** START DATA SHOWN **

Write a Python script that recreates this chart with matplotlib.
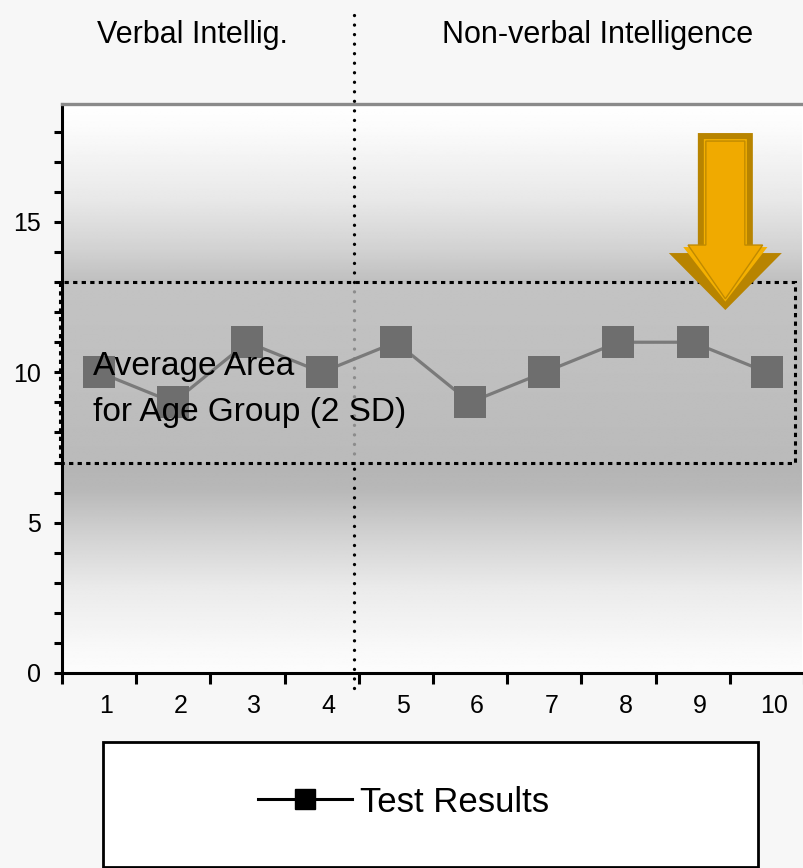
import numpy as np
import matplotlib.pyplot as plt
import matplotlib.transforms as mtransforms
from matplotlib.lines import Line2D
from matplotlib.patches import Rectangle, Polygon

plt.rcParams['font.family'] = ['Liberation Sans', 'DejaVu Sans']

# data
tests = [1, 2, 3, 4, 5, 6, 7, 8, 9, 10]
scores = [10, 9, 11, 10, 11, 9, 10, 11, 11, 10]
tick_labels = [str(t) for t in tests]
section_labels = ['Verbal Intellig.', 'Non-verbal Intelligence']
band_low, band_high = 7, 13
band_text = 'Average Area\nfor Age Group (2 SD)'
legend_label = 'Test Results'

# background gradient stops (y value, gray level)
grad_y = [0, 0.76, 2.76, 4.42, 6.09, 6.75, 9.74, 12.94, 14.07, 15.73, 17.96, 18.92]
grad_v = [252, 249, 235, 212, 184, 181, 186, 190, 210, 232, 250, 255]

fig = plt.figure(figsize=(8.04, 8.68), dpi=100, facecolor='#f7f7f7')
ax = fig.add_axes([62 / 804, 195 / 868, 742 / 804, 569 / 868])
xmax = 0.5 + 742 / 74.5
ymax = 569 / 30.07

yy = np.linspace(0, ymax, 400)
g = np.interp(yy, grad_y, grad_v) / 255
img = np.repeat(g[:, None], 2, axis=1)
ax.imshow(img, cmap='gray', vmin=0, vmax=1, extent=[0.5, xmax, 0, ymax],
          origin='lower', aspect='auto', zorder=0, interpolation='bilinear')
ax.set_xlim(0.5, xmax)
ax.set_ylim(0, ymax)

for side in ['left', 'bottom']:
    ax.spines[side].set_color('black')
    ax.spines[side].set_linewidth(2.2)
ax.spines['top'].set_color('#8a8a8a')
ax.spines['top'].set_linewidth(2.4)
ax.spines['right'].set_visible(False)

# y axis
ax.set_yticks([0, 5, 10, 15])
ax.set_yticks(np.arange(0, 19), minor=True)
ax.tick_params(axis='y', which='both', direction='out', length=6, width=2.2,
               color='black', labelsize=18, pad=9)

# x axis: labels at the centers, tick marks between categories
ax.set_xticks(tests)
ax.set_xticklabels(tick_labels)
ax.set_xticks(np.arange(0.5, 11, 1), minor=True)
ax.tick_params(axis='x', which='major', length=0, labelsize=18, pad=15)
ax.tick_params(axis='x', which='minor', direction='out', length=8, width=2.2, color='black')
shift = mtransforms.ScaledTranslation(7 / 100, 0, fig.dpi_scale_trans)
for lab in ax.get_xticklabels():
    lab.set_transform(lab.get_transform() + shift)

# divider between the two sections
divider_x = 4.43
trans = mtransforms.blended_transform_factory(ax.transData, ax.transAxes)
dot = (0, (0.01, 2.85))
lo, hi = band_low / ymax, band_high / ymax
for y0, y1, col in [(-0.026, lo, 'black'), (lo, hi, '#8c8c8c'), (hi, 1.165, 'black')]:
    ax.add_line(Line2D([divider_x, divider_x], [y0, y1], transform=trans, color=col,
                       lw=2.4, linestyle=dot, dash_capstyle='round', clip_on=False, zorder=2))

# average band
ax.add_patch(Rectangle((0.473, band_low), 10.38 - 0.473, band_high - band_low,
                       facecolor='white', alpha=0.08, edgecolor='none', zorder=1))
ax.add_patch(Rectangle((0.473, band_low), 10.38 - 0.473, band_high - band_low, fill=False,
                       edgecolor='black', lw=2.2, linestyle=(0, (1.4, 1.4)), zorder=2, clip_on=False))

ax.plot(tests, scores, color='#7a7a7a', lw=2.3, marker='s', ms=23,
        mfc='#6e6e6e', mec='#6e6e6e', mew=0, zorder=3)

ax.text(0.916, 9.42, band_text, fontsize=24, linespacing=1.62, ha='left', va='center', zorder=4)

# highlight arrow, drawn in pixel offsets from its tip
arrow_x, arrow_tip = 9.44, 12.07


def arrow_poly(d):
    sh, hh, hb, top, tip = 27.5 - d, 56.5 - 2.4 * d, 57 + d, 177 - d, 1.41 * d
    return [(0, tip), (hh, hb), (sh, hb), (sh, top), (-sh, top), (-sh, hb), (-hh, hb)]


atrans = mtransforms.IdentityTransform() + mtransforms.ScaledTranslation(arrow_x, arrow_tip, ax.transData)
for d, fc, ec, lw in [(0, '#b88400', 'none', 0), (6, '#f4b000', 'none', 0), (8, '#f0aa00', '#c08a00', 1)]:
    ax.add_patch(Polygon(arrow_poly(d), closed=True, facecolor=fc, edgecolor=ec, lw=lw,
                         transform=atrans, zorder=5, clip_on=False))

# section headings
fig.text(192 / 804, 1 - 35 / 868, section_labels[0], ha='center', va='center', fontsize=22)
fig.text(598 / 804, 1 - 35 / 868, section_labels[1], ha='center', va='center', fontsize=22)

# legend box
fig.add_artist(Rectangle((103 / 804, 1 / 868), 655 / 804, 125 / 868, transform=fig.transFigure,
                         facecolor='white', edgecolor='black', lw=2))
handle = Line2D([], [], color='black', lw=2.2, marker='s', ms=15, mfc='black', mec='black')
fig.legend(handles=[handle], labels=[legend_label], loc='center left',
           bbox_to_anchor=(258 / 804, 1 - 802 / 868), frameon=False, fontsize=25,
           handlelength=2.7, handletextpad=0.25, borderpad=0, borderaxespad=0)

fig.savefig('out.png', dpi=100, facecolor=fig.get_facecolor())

** END DATA SHOWN **

§ **TASK BRIEF**: Quote the data above in full, leaving out the pictures it holds.

§ **FINISHED TASK**:
Write a Python script that recreates this chart with matplotlib.
import numpy as np
import matplotlib.pyplot as plt
import matplotlib.transforms as mtransforms
from matplotlib.lines import Line2D
from matplotlib.patches import Rectangle, Polygon

plt.rcParams['font.family'] = ['Liberation Sans', 'DejaVu Sans']

# data
tests = [1, 2, 3, 4, 5, 6, 7, 8, 9, 10]
scores = [10, 9, 11, 10, 11, 9, 10, 11, 11, 10]
tick_labels = [str(t) for t in tests]
section_labels = ['Verbal Intellig.', 'Non-verbal Intelligence']
band_low, band_high = 7, 13
band_text = 'Average Area\nfor Age Group (2 SD)'
legend_label = 'Test Results'

# background gradient stops (y value, gray level)
grad_y = [0, 0.76, 2.76, 4.42, 6.09, 6.75, 9.74, 12.94, 14.07, 15.73, 17.96, 18.92]
grad_v = [252, 249, 235, 212, 184, 181, 186, 190, 210, 232, 250, 255]

fig = plt.figure(figsize=(8.04, 8.68), dpi=100, facecolor='#f7f7f7')
ax = fig.add_axes([62 / 804, 195 / 868, 742 / 804, 569 / 868])
xmax = 0.5 + 742 / 74.5
ymax = 569 / 30.07

yy = np.linspace(0, ymax, 400)
g = np.interp(yy, grad_y, grad_v) / 255
img = np.repeat(g[:, None], 2, axis=1)
ax.imshow(img, cmap='gray', vmin=0, vmax=1, extent=[0.5, xmax, 0, ymax],
          origin='lower', aspect='auto', zorder=0, interpolation='bilinear')
ax.set_xlim(0.5, xmax)
ax.set_ylim(0, ymax)

for side in ['left', 'bottom']:
    ax.spines[side].set_color('black')
    ax.spines[side].set_linewidth(2.2)
ax.spines['top'].set_color('#8a8a8a')
ax.spines['top'].set_linewidth(2.4)
ax.spines['right'].set_visible(False)

# y axis
ax.set_yticks([0, 5, 10, 15])
ax.set_yticks(np.arange(0, 19), minor=True)
ax.tick_params(axis='y', which='both', direction='out', length=6, width=2.2,
               color='black', labelsize=18, pad=9)

# x axis: labels at the centers, tick marks between categories
ax.set_xticks(tests)
ax.set_xticklabels(tick_labels)
ax.set_xticks(np.arange(0.5, 11, 1), minor=True)
ax.tick_params(axis='x', which='major', length=0, labelsize=18, pad=15)
ax.tick_params(axis='x', which='minor', direction='out', length=8, width=2.2, color='black')
shift = mtransforms.ScaledTranslation(7 / 100, 0, fig.dpi_scale_trans)
for lab in ax.get_xticklabels():
    lab.set_transform(lab.get_transform() + shift)

# divider between the two sections
divider_x = 4.43
trans = mtransforms.blended_transform_factory(ax.transData, ax.transAxes)
dot = (0, (0.01, 2.85))
lo, hi = band_low / ymax, band_high / ymax
for y0, y1, col in [(-0.026, lo, 'black'), (lo, hi, '#8c8c8c'), (hi, 1.165, 'black')]:
    ax.add_line(Line2D([divider_x, divider_x], [y0, y1], transform=trans, color=col,
                       lw=2.4, linestyle=dot, dash_capstyle='round', clip_on=False, zorder=2))

# average band
ax.add_patch(Rectangle((0.473, band_low), 10.38 - 0.473, band_high - band_low,
                       facecolor='white', alpha=0.08, edgecolor='none', zorder=1))
ax.add_patch(Rectangle((0.473, band_low), 10.38 - 0.473, band_high - band_low, fill=False,
                       edgecolor='black', lw=2.2, linestyle=(0, (1.4, 1.4)), zorder=2, clip_on=False))

ax.plot(tests, scores, color='#7a7a7a', lw=2.3, marker='s', ms=23,
        mfc='#6e6e6e', mec='#6e6e6e', mew=0, zorder=3)

ax.text(0.916, 9.42, band_text, fontsize=24, linespacing=1.62, ha='left', va='center', zorder=4)

# highlight arrow, drawn in pixel offsets from its tip
arrow_x, arrow_tip = 9.44, 12.07


def arrow_poly(d):
    sh, hh, hb, top, tip = 27.5 - d, 56.5 - 2.4 * d, 57 + d, 177 - d, 1.41 * d
    return [(0, tip), (hh, hb), (sh, hb), (sh, top), (-sh, top), (-sh, hb), (-hh, hb)]


atrans = mtransforms.IdentityTransform() + mtransforms.ScaledTranslation(arrow_x, arrow_tip, ax.transData)
for d, fc, ec, lw in [(0, '#b88400', 'none', 0), (6, '#f4b000', 'none', 0), (8, '#f0aa00', '#c08a00', 1)]:
    ax.add_patch(Polygon(arrow_poly(d), closed=True, facecolor=fc, edgecolor=ec, lw=lw,
                         transform=atrans, zorder=5, clip_on=False))

# section headings
fig.text(192 / 804, 1 - 35 / 868, section_labels[0], ha='center', va='center', fontsize=22)
fig.text(598 / 804, 1 - 35 / 868, section_labels[1], ha='center', va='center', fontsize=22)

# legend box
fig.add_artist(Rectangle((103 / 804, 1 / 868), 655 / 804, 125 / 868, transform=fig.transFigure,
                         facecolor='white', edgecolor='black', lw=2))
handle = Line2D([], [], color='black', lw=2.2, marker='s', ms=15, mfc='black', mec='black')
fig.legend(handles=[handle], labels=[legend_label], loc='center left',
           bbox_to_anchor=(258 / 804, 1 - 802 / 868), frameon=False, fontsize=25,
           handlelength=2.7, handletextpad=0.25, borderpad=0, borderaxespad=0)

fig.savefig('out.png', dpi=100, facecolor=fig.get_facecolor())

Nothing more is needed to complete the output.